INFLUNSR. frames every Episode (month) around one of the five choices of the INFLUNSR. Code. Content is pushed to subscribers every Friday.
The first Friday of every Episode features Interview, a filmed interview with a culture leader where we discuss how faith and influence intersect. The second Friday of every Episode features Version, a coded story where we use narrative and current events to help students learn how to think about influence. The third Friday of every Episode features Interactive, where students, parents, mentors and youth leaders are encouraged to read articles, watch movies and documentaries, have discussions, and take action. The fourth Friday of every Episode feature Mentors Circle for students and mentors and The INFLUNSR. Podcast where we expand the conversation with the Interview culture leader and talk specifically about faith, parenting and leading the next generation. Bonus Edition content is pushed on Fridays of those months that have five Fridays.
Throughout each Episode, INFLUNSR. provides discussion guides for parents, mentors and youth leaders (DQ) and students (IQ) that promote thinking, journaling and application.
Every Episode is framed and built around one of these five choices of the INFLUNSR. Code. Influence is built in a thousand invisible mornings — the sum total of thousands of choices made over time:
Integrity is choosing to be responsible to what is true.
Humility is choosing first to go last.
Excellence is choosing to create a better future by going the second mile.
Courage is choosing love over fear.
Grit is choosing passion over distraction.
When you inspire, encourage and enable a teenager to start making these choices consistently over time, they become a leader worth following.

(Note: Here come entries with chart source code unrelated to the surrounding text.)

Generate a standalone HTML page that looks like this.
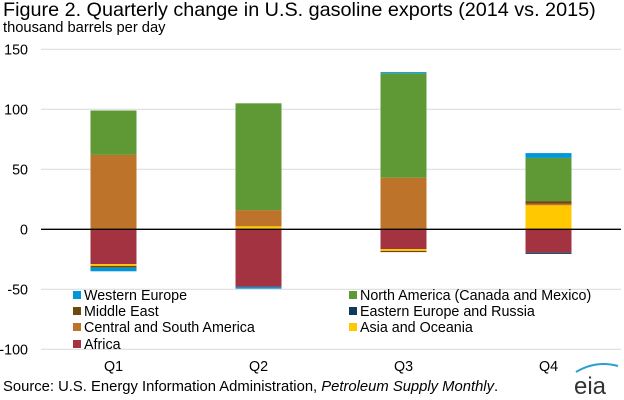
<!DOCTYPE html>
<html><head><meta charset="utf-8"><style>
body{margin:0;width:624px;height:400px;background:#fff;font-family:"Liberation Sans",Arial,sans-serif;overflow:hidden;position:relative}
.t{position:absolute;white-space:nowrap;color:#000}
</style></head><body>
<div class="t" style="left:3px;top:-1px;font-size:19.8px">Figure 2. Quarterly change in U.S. gasoline exports (2014 vs. 2015)</div>
<div class="t" style="left:3px;top:20px;font-size:14.7px">thousand barrels per day</div>
<div class="t" style="left:3px;top:379px;font-size:14.8px">Source: U.S. Energy Information Administration, <i>Petroleum Supply Monthly</i>.</div>
<svg id="chart" width="624" height="400" style="position:absolute;left:0;top:0">
<g id="grid"></g><g id="bars"></g><g id="axis"></g><g id="legend"></g>
<g>
<path d="M576 372 Q596 360 618 366" stroke="#2a9fd6" stroke-width="2" fill="none"/>
<text x="574" y="394" font-size="24" fill="#333" font-family="Liberation Sans">eia</text>
</g>
</svg>
<script>
const categories=["Q1","Q2","Q3","Q4"];
const seriesNames=["Africa","Asia and Oceania","Central and South America","Eastern Europe and Russia","Middle East","North America (Canada and Mexico)","Western Europe"];
const seriesColors=["#a33340","#ffc800","#bd732a","#0f3a5c","#6b4a10","#5f9935","#0097d9"];
const africa=[-29,-48,-16.5,-19.5];
const asia=[-1.5,2.5,-1.5,20];
const csa=[62,13.5,43,1.5];
const eeur=[0,0,0,-1];
const mideast=[-1.5,0,-1,2];
const namerica=[37,89,87,36];
const weur=[-3,-1.5,1,4];
const yTicks=[150,100,50,0,-50,-100];
const series=[africa,asia,csa,eeur,mideast,namerica,weur];
const NS="http://www.w3.org/2000/svg";
const L=41,R=621,Y0=229.3,K=1.2;
const y=v=>Y0-v*K;
const bw=(R-L)/categories.length;
const cx=i=>L+bw*(i+0.5);
function mk(t,a,p){const e=document.createElementNS(NS,t);for(const k in a)e.setAttribute(k,a[k]);p.appendChild(e);return e;}
const grid=document.getElementById('grid'),bars=document.getElementById('bars'),axis=document.getElementById('axis'),leg=document.getElementById('legend');
yTicks.forEach(v=>{
 if(v!==0){const g=mk('line',{x1:L,x2:R,y1:y(v),y2:y(v),stroke:'#d9d9d9','stroke-width':1},grid);
 
 }
 const t=mk('text',{x:L-13,y:y(v)+5,'text-anchor':'end','font-size':14.3,fill:'#000'},axis);t.textContent=v;
 
 
});
categories.forEach((c,i)=>{
 let pos=0,neg=0;
 series.forEach((s,j)=>{
  const v=s[i];if(!v)return;
  let top,bot;
  if(v>0){bot=pos;pos+=v;top=pos;}else{top=neg;neg+=v;bot=neg;}
  const r=mk('rect',{x:cx(i)-23,width:46,y:y(top),height:(top-bot)*K,fill:seriesColors[j]},bars);
  
  
 });
 const t=mk('text',{x:cx(i),y:371,'text-anchor':'middle','font-size':14.3},axis);t.textContent=c;
 
 
});
const z=mk('line',{x1:L,x2:R,y1:Y0,y2:Y0,stroke:'#000','stroke-width':1.3},axis);


const legOrder=[[6,73,295],[5,349,295],[4,73,311],[3,349,311],[2,73,327],[1,349,327],[0,73,344]];
legOrder.forEach(([j,x0,y0])=>{
 const g=mk('g',{},leg);
 
 
 mk('rect',{x:x0,y:y0-4,width:8,height:8,fill:seriesColors[j]},g);
 const t=mk('text',{x:x0+11,y:y0+5,'font-size':14.3},g);t.textContent=seriesNames[j];
});
</script>
</body></html>
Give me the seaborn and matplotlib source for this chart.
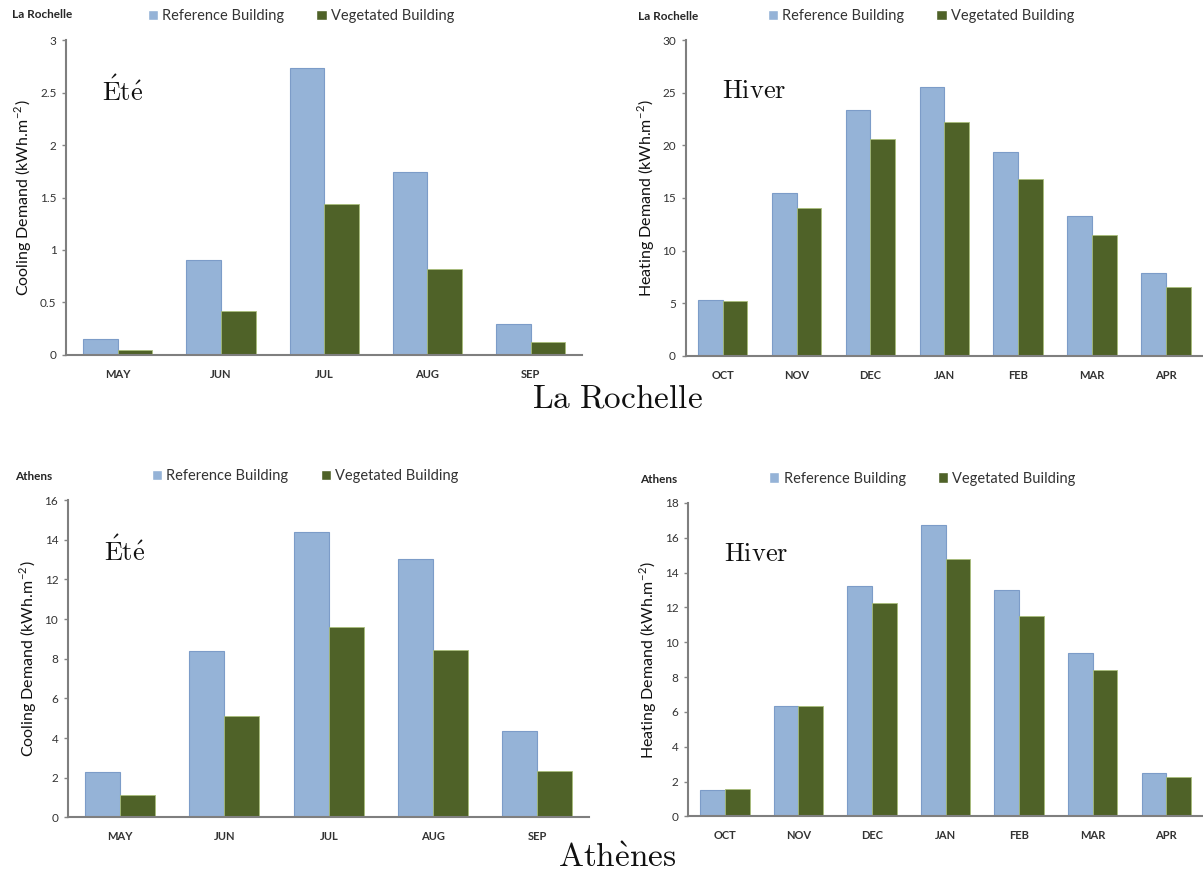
import pandas as pd
import matplotlib
matplotlib.use("Agg")
import matplotlib.pyplot as plt
import seaborn as sns

# Data
summer_months = ["MAY", "JUN", "JUL", "AUG", "SEP"]
winter_months = ["OCT", "NOV", "DEC", "JAN", "FEB", "MAR", "APR"]

lr_cool_ref = [0.15, 0.90, 2.74, 1.74, 0.29]
lr_cool_veg = [0.05, 0.42, 1.44, 0.82, 0.12]
lr_heat_ref = [5.3, 15.5, 23.4, 25.6, 19.4, 13.3, 7.9]
lr_heat_veg = [5.2, 14.05, 20.6, 22.2, 16.8, 11.5, 6.5]

ath_cool_ref = [2.31, 8.39, 14.4, 13.05, 4.34]
ath_cool_veg = [1.13, 5.10, 9.59, 8.44, 2.35]
ath_heat_ref = [1.53, 6.35, 13.21, 16.73, 13.0, 9.37, 2.49]
ath_heat_veg = [1.57, 6.35, 12.24, 14.76, 11.49, 8.43, 2.26]

series_names = ["Reference Building", "Vegetated Building"]
REF_COLOR = "#95B3D7"
VEG_COLOR = "#4F6228"

sns.set_style("white")
plt.rcParams["font.family"] = ["Lato", "DejaVu Sans"]
plt.rcParams["mathtext.fontset"] = "cm"


def make_frame(months, ref, veg):
    rows = []
    for m, v in zip(months, ref):
        rows.append({"Month": m, "Demand": v, "Building": series_names[0]})
    for m, v in zip(months, veg):
        rows.append({"Month": m, "Demand": v, "Building": series_names[1]})
    return pd.DataFrame(rows)


def draw_panel(ax, months, ref, veg, ymax, ystep, ylabel, season):
    df = make_frame(months, ref, veg)
    sns.barplot(data=df, x="Month", y="Demand", hue="Building", order=months,
                hue_order=series_names, palette=[REF_COLOR, VEG_COLOR],
                width=0.67, ax=ax, errorbar=None, saturation=1)
    for bar in ax.containers[0]:
        bar.set_edgecolor("#7C9CC8")
        bar.set_linewidth(0.8)
    for bar in ax.containers[1]:
        bar.set_edgecolor("#A9BE7A")
        bar.set_linewidth(0.6)

    ax.set_xlim(-0.5, len(months) - 0.5)
    ax.set_ylim(0, ymax)
    ticks = [i * ystep for i in range(int(round(ymax / ystep)) + 1)]
    ax.set_yticks(ticks)
    ax.set_yticklabels([f"{t:g}" for t in ticks], fontsize=8.5, color="#333333")
    ax.set_xticks(range(len(months)))
    ax.set_xticklabels(months, fontsize=8, color="#333333", fontweight="bold")
    ax.tick_params(axis="y", length=3, width=1, color="#868686", pad=4, left=True)
    ax.tick_params(axis="x", length=0, pad=10)
    ax.set_xlabel("")
    ax.set_ylabel(ylabel, fontsize=11.5, color="#111111")

    sns.despine(ax=ax)
    for side in ["left", "bottom"]:
        ax.spines[side].set_color("#7f7f7f")
        ax.spines[side].set_linewidth(1.5)

    leg = ax.legend(loc="center", bbox_to_anchor=(0.455, 1.077), ncol=2,
                    frameon=False, fontsize=10.5, handlelength=0.7,
                    handleheight=0.7, handletextpad=0.3, columnspacing=2.2)
    for t in leg.get_texts():
        t.set_color("#333333")

    # season label inside the plot area
    ax.text(0.07, 0.84, season, transform=ax.transAxes, fontsize=19,
            ha="left", va="center", color="#111111")


fig = plt.figure(figsize=(12.03, 8.76), dpi=100)
ax_tl = fig.add_axes([0.055, 0.595, 0.429, 0.359])
ax_tr = fig.add_axes([0.570, 0.594, 0.430, 0.360])
ax_bl = fig.add_axes([0.0565, 0.067, 0.4335, 0.362])
ax_br = fig.add_axes([0.572, 0.068, 0.428, 0.358])

cool_label = r"Cooling Demand (kWh.m$^{\mathregular{-2}}$)"
heat_label = r"Heating Demand (kWh.m$^{\mathregular{-2}}$)"
ete = r"$\mathrm{\acute{E}t\acute{e}}$"
hiver = r"$\mathrm{Hiver}$"

draw_panel(ax_tl, summer_months, lr_cool_ref, lr_cool_veg, 3, 0.5, cool_label, ete)
draw_panel(ax_tr, winter_months, lr_heat_ref, lr_heat_veg, 30, 5, heat_label, hiver)
draw_panel(ax_bl, summer_months, ath_cool_ref, ath_cool_veg, 16, 2, cool_label, ete)
draw_panel(ax_br, winter_months, ath_heat_ref, ath_heat_veg, 18, 2, heat_label, hiver)

# small city captions in the corner of each chart
fig.text(12 / 1203, 1 - 15 / 876, "La Rochelle", fontsize=8.5, fontweight="bold", va="center")
fig.text(638 / 1203, 1 - 17 / 876, "La Rochelle", fontsize=8.5, fontweight="bold", va="center")
fig.text(15 / 1203, 1 - 476 / 876, "Athens", fontsize=8.5, fontweight="bold", va="center")
fig.text(640 / 1203, 1 - 479 / 876, "Athens", fontsize=8.5, fontweight="bold", va="center")

# big row titles
fig.text(617 / 1203, 1 - 398 / 876, r"$\mathrm{La\ Rochelle}$", fontsize=24,
         ha="center", va="center", color="#111111")
fig.text(617 / 1203, 1 - 858 / 876, r"$\mathrm{Ath\grave{e}nes}$", fontsize=24,
         ha="center", va="center", color="#111111")

fig.savefig("out.png", dpi=100)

When who a teenager wants to be and who God wants them to be becomes the same to be, influence happens. Simply stated, God wants teenagers to be love. Jesus was the greatest leader who ever lived, and the reason is simple: love. Love is what Jesus championed the most. Love is how Jesus influenced others best. It will be the teenager with the greatest love, not the most information, who will influence. And INFLUNSR. drives everything through the law of Christ as a grid for students: love God, love others, love yourself.
Winston Churchill once said, “The first responsibility of a leader is to define reality. The last is to say thank you. In between, the leader is a servant.” A teenager is not a leader because they have a title. A teenager is a leader because they have the courage to act on behalf of the mission and the people they serve. Brave leaders are never silent about hard things. The greatest leader the world has ever known was the most humble and constantly saw greatness in other people.
Because you can’t be much of a leader if all you see is yourself.
INFLUNSR. champions parents, partnering with parents to help parents fuel their teenager to learn how to think, not what to think. INFLUNSR. is developmentally designed. In whatever we do, our design is to mobilize potential in high school students. INFLUNSR. is versatile, flexible and encourages self-discovery and ownership, designed in such a way that teenagers interact with content at their own pace, on their own turf, so that students are enabled to become self-feeders. INFLUNSR. is experiential, fueling application in real-world in real-time. INFLUNSR. is about circles, not rows. Influence is fueled by equal to greater parts inspiration, perspiration, information, preparation, motivation and relationships. Our students need intentional and strategic relationships with an adult mentor with leadership expertise.